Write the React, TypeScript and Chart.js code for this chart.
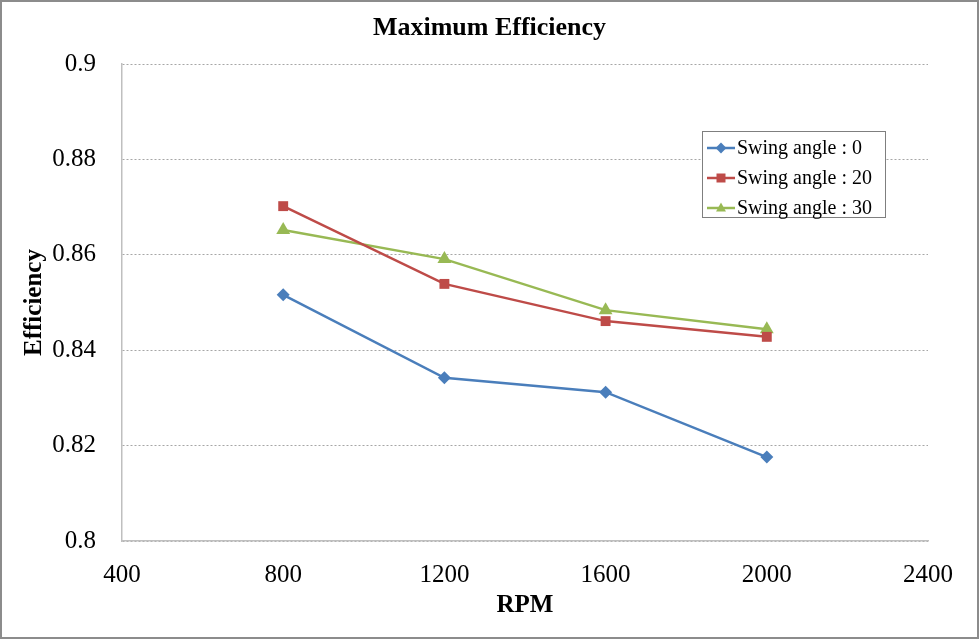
import React, { useEffect, useRef } from "react";
import { Chart, registerables } from "chart.js";

Chart.register(...registerables);

const rpm = [800, 1200, 1600, 2000];
const chartTitle = "Maximum Efficiency";
const seriesNames = ["Swing angle : 0", "Swing angle : 20", "Swing angle : 30"];
const angle0 = [0.8516, 0.8342, 0.8312, 0.8176];
const angle20 = [0.8702, 0.8539, 0.8461, 0.8428];
const angle30 = [0.8652, 0.8591, 0.8484, 0.8444];
const colors = ["#4A7EBB", "#BE4B48", "#98B954"];
const markers = ["rectRot", "rect", "triangle"];
const markerSizes = [6.5, 7, 8];

const FONT = "'Liberation Serif', 'Times New Roman', serif";

function drawMarker(ctx: CanvasRenderingContext2D, style: string, x: number, y: number, r: number) {
  ctx.beginPath();
  if (style === "rectRot") {
    ctx.moveTo(x, y - r * 1.2);
    ctx.lineTo(x + r * 1.2, y);
    ctx.lineTo(x, y + r * 1.2);
    ctx.lineTo(x - r * 1.2, y);
  } else if (style === "rect") {
    ctx.rect(x - r, y - r, 2 * r, 2 * r);
  } else {
    ctx.moveTo(x, y - r * 1.2);
    ctx.lineTo(x + r * 1.1, y + r * 0.8);
    ctx.lineTo(x - r * 1.1, y + r * 0.8);
  }
  ctx.closePath();
  ctx.fill();
}

const decorPlugin = {
  id: "decor",
  afterDraw(chart: any) {
    const ctx = chart.ctx;
    ctx.save();
    // title
    ctx.fillStyle = "#000";
    ctx.font = `bold 26px ${FONT}`;
    ctx.textAlign = "center";
    ctx.textBaseline = "middle";
    ctx.fillText(chartTitle, chart.width / 2, 28);
    // outer frame
    ctx.strokeStyle = "#8C8C8C";
    ctx.lineWidth = 2;
    ctx.strokeRect(1, 1, chart.width - 2, chart.height - 2);
    // legend box
    const bx = 702.5, by = 131.5, bw = 183, bh = 86;
    ctx.fillStyle = "#FFFFFF";
    ctx.fillRect(bx, by, bw, bh);
    ctx.strokeStyle = "#7F7F7F";
    ctx.lineWidth = 1;
    ctx.strokeRect(bx, by, bw, bh);
    chart.data.datasets.forEach((ds: any, i: number) => {
      const cy = 148 + i * 30;
      ctx.strokeStyle = ds.borderColor;
      ctx.lineWidth = 2.5;
      ctx.beginPath();
      ctx.moveTo(707, cy);
      ctx.lineTo(735, cy);
      ctx.stroke();
      ctx.fillStyle = ds.backgroundColor;
      drawMarker(ctx, ds.pointStyle, 721, cy, 4.5);
      ctx.fillStyle = "#000000";
      ctx.font = `20px ${FONT}`;
      ctx.textBaseline = "middle";
      ctx.textAlign = "left";
      ctx.fillText(ds.label, 737, cy + 1);
    });
    ctx.restore();
  },
};

export default function App() {
  const ref = useRef<HTMLCanvasElement>(null);
  useEffect(() => {
    document.body.style.margin = "0";
    const values = [angle0, angle20, angle30];
    const chart = new Chart(ref.current as HTMLCanvasElement, {
      type: "line",
      data: {
        datasets: values.map((vals, i) => ({
          label: seriesNames[i],
          data: rpm.map((x, j) => ({ x, y: vals[j] })),
          borderColor: colors[i],
          backgroundColor: colors[i],
          pointStyle: markers[i] as any,
          pointRadius: markerSizes[i],
          borderWidth: 2.5,
          pointBorderWidth: 0,
          tension: 0,
        })),
      },
      plugins: [decorPlugin],
      options: {
        animation: false,
        responsive: false,
        layout: { padding: { left: 0, right: 51, top: 64, bottom: 0 } },
        plugins: {
          legend: { display: false },
          tooltip: { enabled: false },
          title: { display: false },
        },
        scales: {
          x: {
            type: "linear",
            min: 400,
            max: 2400,
            ticks: {
              stepSize: 400,
              color: "#000",
              font: { family: FONT, size: 25 },
              padding: 19,
              maxRotation: 0,
              callback: (v: any) => String(v),
            },
            grid: { display: false, drawTicks: false },
            border: { display: true, color: "#BFBFBF", width: 1.5 },
            title: {
              display: true,
              text: "RPM",
              color: "#000",
              font: { family: FONT, size: 25, weight: "bold" },
              padding: { top: 0, bottom: 18 },
            },
            afterFit(scale: any) {
              scale.height = 98;
            },
          },
          y: {
            min: 0.8,
            max: 0.9,
            ticks: {
              stepSize: 0.02,
              color: "#000",
              font: { family: FONT, size: 25 },
              padding: 26,
              callback: (v: any) => String(Math.round(Number(v) * 100) / 100),
            },
            grid: {
              drawTicks: false,
              color: "#A6A6A6",
              lineWidth: 1,
            },
            border: { display: true, color: "#BFBFBF", width: 1.5, dash: [2, 2] as any },
            title: {
              display: true,
              text: "Efficiency",
              color: "#000",
              font: { family: FONT, size: 25, weight: "bold" },
              padding: { top: 20, bottom: 0 },
            },
            afterFit(scale: any) {
              scale.width = 122;
            },
          },
        },
      } as any,
    });
    return () => chart.destroy();
  }, []);
  return <canvas ref={ref} width={979} height={639} style={{ display: "block" }} />;
}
--*--
PROBLEM STATEMENT: Where a line contains "React", copy that line.

OUTPUT FOR THIS TASK:
Write the React, TypeScript and Chart.js code for this chart.
import React, { useEffect, useRef } from "react";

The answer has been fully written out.